The sun came out by the time I reached the top at 8:30. I left the old valley behind and crossed the grassy Couret d’Esquierry into the new one with blue mountain ridges in the distance. There wasn’t a breath of wind and the only sounds were marmot calls and small birds flitting about among the rocks.
The GR10 could be a bit odd at times. I’d felt very isolated and wild yesterday but only had to climb this col and walk down a few hours to find a small car park and restaurant. It was a bit of a lurch but it meant that coffee and crêpes were available so I wasn’t complaining. Also flushing toilets. Flushing toilets are great.
I followed the track up the valley next to the cascades to reach Refuge du Lac d’Oô where I had a very average and very expensive croque monsieur. The view was good though.
On the climb up the east side of the lake I had to watch my step to avoid squashing any of the dozens of tiny dark brown frogs that hopped all over the path. The trail grew rockier and the rocks grew bigger as I left the GR to finish at Refuge d’Epsingo, which had an even better view in front of the lakes, pasture and granite of the Cirque d’Espingo.
Over the next few hours I watched the high clouds thicken, descend and darken. The refuge was quiet and I had a three-tier dormitory to myself. The storm had passed by the evening resulting in a beautiful sunset as the remaining clouds draped over the mountains.

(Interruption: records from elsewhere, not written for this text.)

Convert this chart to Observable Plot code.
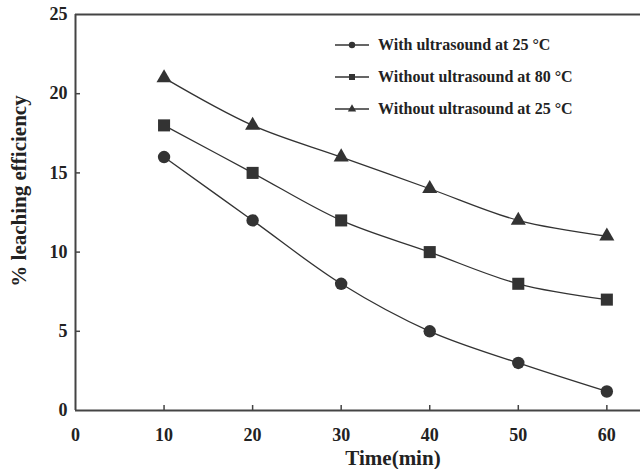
<!DOCTYPE html>
<html><head><meta charset="utf-8">
<script src="https://cdn.jsdelivr.net/npm/d3@7"></script>
<script src="https://cdn.jsdelivr.net/npm/@observablehq/plot@0.6"></script>
<style>
html,body{margin:0;padding:0;background:#fff;}
#wrap{position:relative;width:640px;height:469px;font-family:"Liberation Serif","Times New Roman",serif;font-weight:bold;color:#222;}
.ttl{position:absolute;white-space:nowrap;font-size:21px;}
#legend{position:absolute;left:333px;top:29px;font-size:16px;}
#legend .row{display:flex;align-items:center;height:32px;}
#legend svg{margin-right:7px;}
</style>
</head><body>
<div id="wrap"></div>
<script>
const times = [10, 20, 30, 40, 50, 60];
const seriesNames = ["With ultrasound at 25 \u00B0C", "Without ultrasound at 80 \u00B0C", "Without ultrasound at 25 \u00B0C"];
const withUltrasound25 = [16, 12, 8, 5, 3, 1.2];
const withoutUltrasound80 = [18, 15, 12, 10, 8, 7];
const withoutUltrasound25 = [21, 18, 16, 14, 12, 11];
const xTicks = [0, 10, 20, 30, 40, 50, 60];
const yTicks = [0, 5, 10, 15, 20, 25];

const seriesValues = [withUltrasound25, withoutUltrasound80, withoutUltrasound25];
const symbols = ["circle", "square", "triangle"];
const radii = [6.2, 6.8, 5.6];
const ink = "#333";

const data = seriesValues.flatMap((vals, i) => vals.map((v, j) => ({time: times[j], value: v, series: seriesNames[i]})));

const marks = [
  Plot.ruleY([25], {stroke: "#444", strokeWidth: 1.8}),
  Plot.ruleX([0], {stroke: "#444", strokeWidth: 2}),
  Plot.ruleY([0], {stroke: "#444", strokeWidth: 2}),
  Plot.axisX({ticks: xTicks, tickSize: 0, tickPadding: 18, tickFormat: d => d, fontSize: 18, fontWeight: "bold", fontFamily: "Liberation Serif", label: null}),
  Plot.axisX({ticks: xTicks.filter(d => d > 0), tickSize: -5, text: null, label: null, stroke: "#444", strokeWidth: 1.5}),
  Plot.axisY({ticks: yTicks, tickSize: 0, tickPadding: 8, tickFormat: d => d, fontSize: 18, fontWeight: "bold", fontFamily: "Liberation Serif", label: null}),
  Plot.axisY({ticks: yTicks.filter(d => d > 0 && d < 25), tickSize: -5, text: null, label: null, stroke: "#444", strokeWidth: 1.5})
];
seriesNames.forEach((name, i) => {
  const rows = data.filter(d => d.series === name);
  marks.push(Plot.line(rows, {x: "time", y: "value", curve: "catmull-rom", stroke: ink, strokeWidth: 1.3}));
  marks.push(Plot.dot(rows, {x: "time", y: "value", symbol: symbols[i], r: radii[i], fill: ink, stroke: "none"}));
});

const chart = Plot.plot({
  width: 640, height: 469,
  marginLeft: 75, marginRight: 0, marginTop: 14, marginBottom: 59,
  style: {fontFamily: "Liberation Serif", fontWeight: "bold", color: "#222", background: "#fff"},
  x: {domain: [0, 63.8], axis: null},
  y: {domain: [0, 25], axis: null},
  marks
});
const wrap = document.getElementById("wrap");
wrap.appendChild(chart);

const xt = document.createElement("div");
xt.className = "ttl"; xt.textContent = "Time(min)";
xt.style.left = "393px"; xt.style.top = "458px"; xt.style.transform = "translate(-50%,-50%)";
wrap.appendChild(xt);
const yt = document.createElement("div");
yt.className = "ttl"; yt.textContent = "% leaching efficiency";
yt.style.left = "19px"; yt.style.top = "191px"; yt.style.transform = "translate(-50%,-50%) rotate(-90deg)";
wrap.appendChild(yt);

const legend = document.createElement("div");
legend.id = "legend";
seriesNames.forEach((name, i) => {
  const row = document.createElement("div");
  row.className = "row";
  const s = d3.create("svg").attr("width", 38).attr("height", 16);
  s.append("line").attr("x1", 2).attr("x2", 36).attr("y1", 8).attr("y2", 8).attr("stroke", ink).attr("stroke-width", 1.3);
  const sym = {circle: d3.symbolCircle, square: d3.symbolSquare, triangle: d3.symbolTriangle}[symbols[i]];
  s.append("path").attr("transform", "translate(19,8)").attr("d", d3.symbol(sym, [32, 36, 30][i])()).attr("fill", ink);
  row.appendChild(s.node());
  const t = document.createElement("span"); t.textContent = name;
  row.appendChild(t);
  legend.appendChild(row);
});
wrap.appendChild(legend);
</script>
</body></html>
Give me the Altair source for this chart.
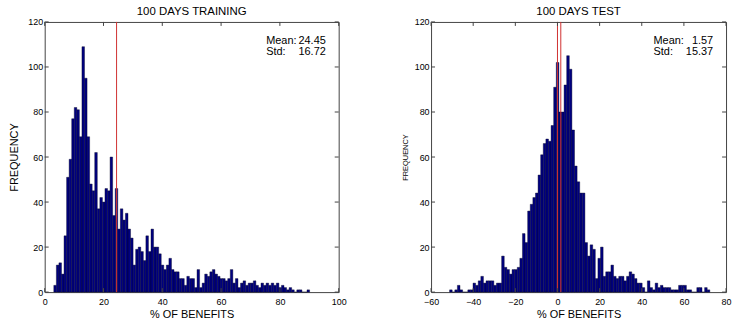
import altair as alt
import pandas as pd

# ---------------- data ----------------
train_title = "100 DAYS TRAINING"
test_title = "100 DAYS TEST"
x_label = "% OF BENEFITS"
y_label = "FREQUENCY"

train_min = 3.1
train_width = 0.87
train_counts = [
    3, 12, 13, 8, 25, 51, 59, 77, 82, 81,
    69, 109, 95, 69, 48, 45, 62, 37, 42, 40,
    46, 45, 60, 34, 46, 28, 37, 32, 35, 28,
    24, 12, 19, 20, 18, 14, 25, 18, 28, 20,
    20, 17, 12, 10, 12, 15, 10, 9, 9, 6,
    6, 3, 7, 6, 6, 2, 10, 2, 4, 8,
    7, 9, 10, 8, 7, 6, 6, 5, 6, 10,
    4, 6, 2, 4, 5, 3, 4, 4, 5, 3,
    2, 4, 3, 4, 3, 4, 3, 4, 2, 3,
    2, 1, 2, 1, 0, 1, 1, 0, 0, 1,
]
train_lines = [24.45]
train_stats = [24.45, 16.72]
train_xticks = [0, 20, 40, 60, 80, 100]

test_min = -51.2
test_width = 1.235
test_counts = [
    1, 0, 1, 3, 1, 0, 0, 1, 1, 4,
    3, 5, 7, 4, 5, 5, 5, 3, 4, 4,
    16, 11, 10, 8, 10, 10, 11, 15, 26, 22,
    36, 39, 42, 44, 52, 61, 66, 68, 67, 74,
    91, 102, 80, 80, 92, 105, 99, 72, 56, 49,
    44, 44, 22, 16, 21, 19, 6, 15, 20, 7,
    9, 9, 12, 7, 6, 7, 7, 5, 7, 9,
    8, 6, 4, 4, 2, 0, 5, 2, 1, 4,
    2, 3, 2, 2, 2, 1, 1, 1, 3, 3,
    3, 1, 1, 0, 0, 2, 2, 0, 2, 1,
]
test_lines = [0.0, 1.57]
test_stats = [1.57, 15.37]
test_xticks = [-60, -40, -20, 0, 20, 40, 60, 80]

yticks = [0, 20, 40, 60, 80, 100, 120]

FONT = "Liberation Sans"
H = 272
BAR_FILL = "#00007f"


def hist_df(start, width, counts):
    rows = []
    for i, c in enumerate(counts):
        rows.append({"x0": start + i * width, "x1": start + (i + 1) * width, "count": c})
    return pd.DataFrame(rows)


def panel(title, start, width, counts, lines, stats, xticks, W, ytitle_size, ytitle_pad):
    xdom = [xticks[0], xticks[-1]]
    xs = alt.Scale(domain=xdom, nice=False, zero=False)
    ys = alt.Scale(domain=[0, 120], nice=False)
    df = hist_df(start, width, counts)

    bars = alt.Chart(df).mark_bar(
        fill=BAR_FILL, stroke="#000022", strokeWidth=0.4, opacity=1
    ).encode(
        x=alt.X("x0:Q", scale=xs,
                axis=alt.Axis(values=xticks, ticks=False, domain=False, grid=False,
                              labelFont=FONT, labelFontSize=9, labelColor="black",
                              labelPadding=5, title=x_label, titleFont=FONT,
                              titleFontSize=11, titleFontWeight="normal",
                              titleColor="black", titlePadding=3, labelFlush=False)),
        x2="x1:Q",
        y=alt.Y("count:Q", scale=ys,
                axis=alt.Axis(values=yticks, ticks=False, domain=False, grid=False,
                              labelFont=FONT, labelFontSize=9, labelColor="black",
                              labelPadding=2, title=y_label, titleFont=FONT,
                              titleFontSize=ytitle_size, titleFontWeight="normal",
                              titleColor="black", titlePadding=ytitle_pad)),
        y2=alt.datum(0),
    )

    red = alt.Chart(pd.DataFrame({"v": lines})).mark_rule(
        color="#d03030", strokeWidth=1
    ).encode(x=alt.X("v:Q", scale=xs), y=alt.value(0), y2=alt.value(H))

    xt = pd.DataFrame({"t": xticks})
    yt = pd.DataFrame({"t": yticks})
    tick_style = dict(color="#444444", strokeWidth=1)
    tb = alt.Chart(xt).mark_rule(**tick_style).encode(
        x=alt.X("t:Q", scale=xs), y=alt.value(H), y2=alt.value(H - 4))
    tt = alt.Chart(xt).mark_rule(**tick_style).encode(
        x=alt.X("t:Q", scale=xs), y=alt.value(0), y2=alt.value(4))
    tl = alt.Chart(yt).mark_rule(**tick_style).encode(
        y=alt.Y("t:Q", scale=ys), x=alt.value(0), x2=alt.value(4))
    tr = alt.Chart(yt).mark_rule(**tick_style).encode(
        y=alt.Y("t:Q", scale=ys), x=alt.value(W), x2=alt.value(W - 4))

    txt_style = dict(font=FONT, fontSize=11, color="black", baseline="middle")
    t1 = alt.Chart().mark_text(align="left", **txt_style).encode(
        x=alt.value(W - 73), y=alt.value(19), text=alt.value("Mean:"))
    t2 = alt.Chart().mark_text(align="right", **txt_style).encode(
        x=alt.value(W - 13), y=alt.value(19), text=alt.value(f"{stats[0]:.2f}"))
    t3 = alt.Chart().mark_text(align="left", **txt_style).encode(
        x=alt.value(W - 73), y=alt.value(30), text=alt.value("Std:"))
    t4 = alt.Chart().mark_text(align="right", **txt_style).encode(
        x=alt.value(W - 13), y=alt.value(30), text=alt.value(f"{stats[1]:.2f}"))

    return alt.layer(bars, red, tb, tt, tl, tr, t1, t2, t3, t4).properties(
        width=W, height=H,
        title=alt.TitleParams(title, font=FONT, fontSize=11.5, fontWeight="normal",
                              color="black", offset=1, anchor="middle"),
    )


left = panel(train_title, train_min, train_width, train_counts, train_lines,
             train_stats, train_xticks, 296, 11, 8)
right = panel(test_title, test_min, test_width, test_counts, test_lines,
              test_stats, test_xticks, 297, 7.5, 5)

chart = alt.hconcat(left, right, spacing=53).properties(
    padding={"left": 8, "top": 4, "right": 0, "bottom": 0},
    background="white",
).configure_view(stroke="#444444", strokeWidth=1)

chart.save("out.html", embed_options={"renderer": "svg", "actions": False})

Day 28: Refuge d’Espingo to Bagnères de Luchon
There were thick high clouds on the peaks but some glimpses of sun suggested that they weren’t impenetrable. Rejoining the GR10 I climbed up the side of Cap des Honts Secs. The mist in the lower valleys started to rise up and it seemed like cloud was spewing out of the Cascade d’Oô.
The path switchbacked through wet grass to reach the col which led to the rocky basin below Pic de Courne Nére. I followed the small trail traversing through the scree as the valley cloud rose and fell around me. At the last col I looked back to watch the low cloud rise up as the high clouds fell in blobs, resembling a lava lamp.
I descended through a mess of sheeptracks, sticking closely to the waymarks. Occasionally I’d get glimpses of peaks and ridges across the valley. I then regained quite a lot of height to reach the east ridge of Pic de Céciré. Along the way I stopped when I smelled something foul that wasn’t me. I looked down and about 20 metres away 7 vultures were having a standoff around a dead sheep, each bird getting pecked at by the others if it tried to take a bite.
A short ridge walk down brought me to the small ski resort of Superbagnères. Normally there is a cable car down to Bagnère de Luchon but it was in the process of being replaced. Instead a free shuttle bus was running between the two which I decided to take the rest of the way down. Without it the total descent would be over 2000m for the day and my knees told me they would rather that didn’t happen. Unfortunately another walker had decided to remove his boots before getting on the bus so I opened my window as much as it would go.
Days 29 – 31: Bagnères de Luchon
At approximately half way along the GR10, 500km walked and 3 times the height of Everest climbed, I took a few days off in town to recover. If you’re interested, the best pastries can be found at the Secrets de Pains Pâtisserie Artisanale at the north side of town.